** start AVAILABLE DATA **

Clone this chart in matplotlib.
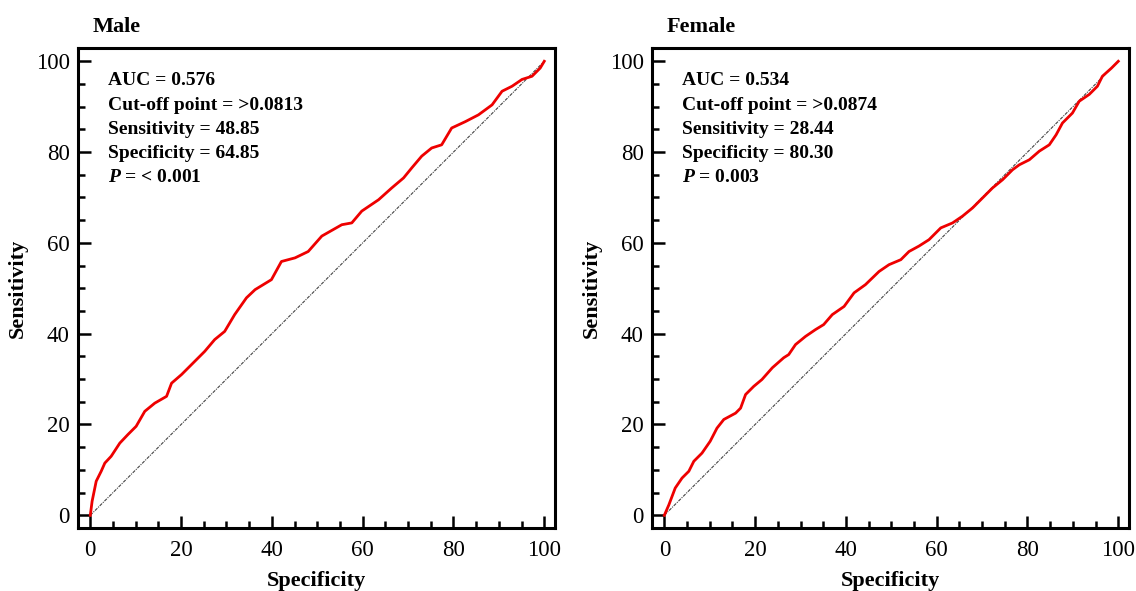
import matplotlib
matplotlib.use("Agg")
import matplotlib.pyplot as plt
from matplotlib.ticker import MultipleLocator

# --------- DATA ---------
male_x = [0, 0.4, 1.3, 2.4, 3.2, 4.6, 6.5, 8.3, 10.1, 12.0, 14.2, 16.8, 17.9,
          20.1, 23.0, 25.2, 27.4, 29.6, 31.8, 34.4, 36.3, 39.9, 42.1, 45.1,
          48.0, 51.0, 55.4, 57.6, 59.8, 63.5, 66.4, 69.0, 70.8, 73.0, 75.2,
          77.4, 79.6, 82.6, 85.5, 88.5, 90.7, 92.9, 95.1, 97.3, 99.1, 100]
male_y = [0, 3.1, 7.5, 9.7, 11.5, 13.0, 15.9, 17.8, 19.6, 22.9, 24.7, 26.2, 29.1,
          31.0, 33.9, 36.1, 38.7, 40.5, 44.2, 47.9, 49.7, 51.9, 55.9, 56.7,
          58.1, 61.5, 64.0, 64.4, 67.0, 69.5, 72.1, 74.3, 76.5, 79.1, 80.9,
          81.6, 85.3, 86.7, 88.2, 90.4, 93.4, 94.5, 96.0, 96.7, 98.5, 100]

female_x = [0, 1.0, 2.4, 3.9, 5.4, 6.5, 8.3, 10.1, 11.6, 13.1, 15.7, 16.8, 17.9,
            19.7, 21.5, 23.8, 26.3, 27.4, 28.9, 31.1, 33.3, 35.1, 37.0, 39.6,
            41.8, 44.3, 47.3, 49.5, 52.1, 53.9, 56.1, 58.3, 60.9, 63.5, 65.7,
            67.9, 70.1, 72.3, 74.5, 76.7, 78.2, 80.4, 82.6, 84.8, 86.3, 87.7,
            89.9, 91.4, 93.6, 95.4, 96.5, 98.5, 100]
female_y = [0, 2.3, 6.0, 8.2, 9.7, 11.9, 13.7, 16.3, 19.2, 21.1, 22.5, 23.6, 26.6,
            28.4, 29.9, 32.5, 34.7, 35.4, 37.6, 39.4, 40.9, 42.0, 44.2, 46.0,
            49.0, 50.8, 53.7, 55.2, 56.3, 58.1, 59.3, 60.7, 63.3, 64.4, 65.9,
            67.7, 69.9, 72.1, 73.9, 76.1, 77.2, 78.3, 80.2, 81.6, 83.8, 86.4,
            88.6, 91.2, 92.7, 94.5, 96.7, 98.5, 100]

titles = ["Male", "Female"]
male_stats = ["AUC = 0.576", "Cut-off point = >0.0813", "Sensitivity = 48.85",
              "Specificity = 64.85", "< 0.001"]
female_stats = ["AUC = 0.534", "Cut-off point = >0.0874", "Sensitivity = 28.44",
                "Specificity = 80.30", "0.003"]

plt.rcParams['font.family'] = ['Liberation Serif', 'DejaVu Serif']
plt.rcParams['mathtext.fontset'] = 'custom'
plt.rcParams['mathtext.it'] = 'Liberation Serif:italic:bold'
plt.rcParams['mathtext.rm'] = 'Liberation Serif:bold'

fig = plt.figure(figsize=(11.36, 5.91), dpi=100)
ax1 = fig.add_axes([0.0687, 0.1066, 0.42, 0.812])
ax2 = fig.add_axes([0.574, 0.1066, 0.42, 0.812])


def draw_panel(ax, xs, ys, title, stats):
    ax.plot([0, 100], [0, 100], color='#444444', lw=0.8,
            linestyle=(0, (3, 1, 1, 1)))
    ax.plot(xs, ys, color='#ee0000', lw=2.0)
    ax.set_xlim(-2.7, 102.4)
    ax.set_ylim(-2.8, 102.9)
    ax.xaxis.set_major_locator(MultipleLocator(20))
    ax.xaxis.set_minor_locator(MultipleLocator(5))
    ax.yaxis.set_major_locator(MultipleLocator(20))
    ax.yaxis.set_minor_locator(MultipleLocator(5))
    ax.tick_params(which='both', direction='in', labelsize=16.5, width=1.8,
                   top=False, right=False)
    ax.tick_params(axis='x', which='both', pad=9)
    ax.tick_params(axis='y', which='both', pad=6)
    ax.tick_params(which='major', length=9)
    ax.tick_params(which='minor', length=5)
    for sp in ax.spines.values():
        sp.set_linewidth(2.2)
    ax.set_xlabel("Specificity", fontsize=16, fontweight='bold', labelpad=7)
    ax.set_ylabel("Sensitivity", fontsize=16, fontweight='bold', labelpad=6)
    ax.text(0.031, 1.045, title, transform=ax.transAxes, fontsize=16,
            fontweight='bold', va='center', ha='left')
    ys_txt = [95.7, 90.3, 84.9, 79.6, 74.3]
    for i, s in enumerate(stats):
        if i == 4:
            s = r"$P$ = " + s
        ax.text(4.0, ys_txt[i], s, fontsize=14, fontweight='bold',
                va='center', ha='left')


draw_panel(ax1, male_x, male_y, titles[0], male_stats)
draw_panel(ax2, female_x, female_y, titles[1], female_stats)

plt.savefig("out.png", dpi=100)
plt.close()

** end AVAILABLE DATA **

GIVEN REQUEST: Pick out each line above that includes "matplotlib" and show it.

COMPLETE RESPONSE:
Clone this chart in matplotlib.
import matplotlib
matplotlib.use("Agg")
import matplotlib.pyplot as plt
from matplotlib.ticker import MultipleLocator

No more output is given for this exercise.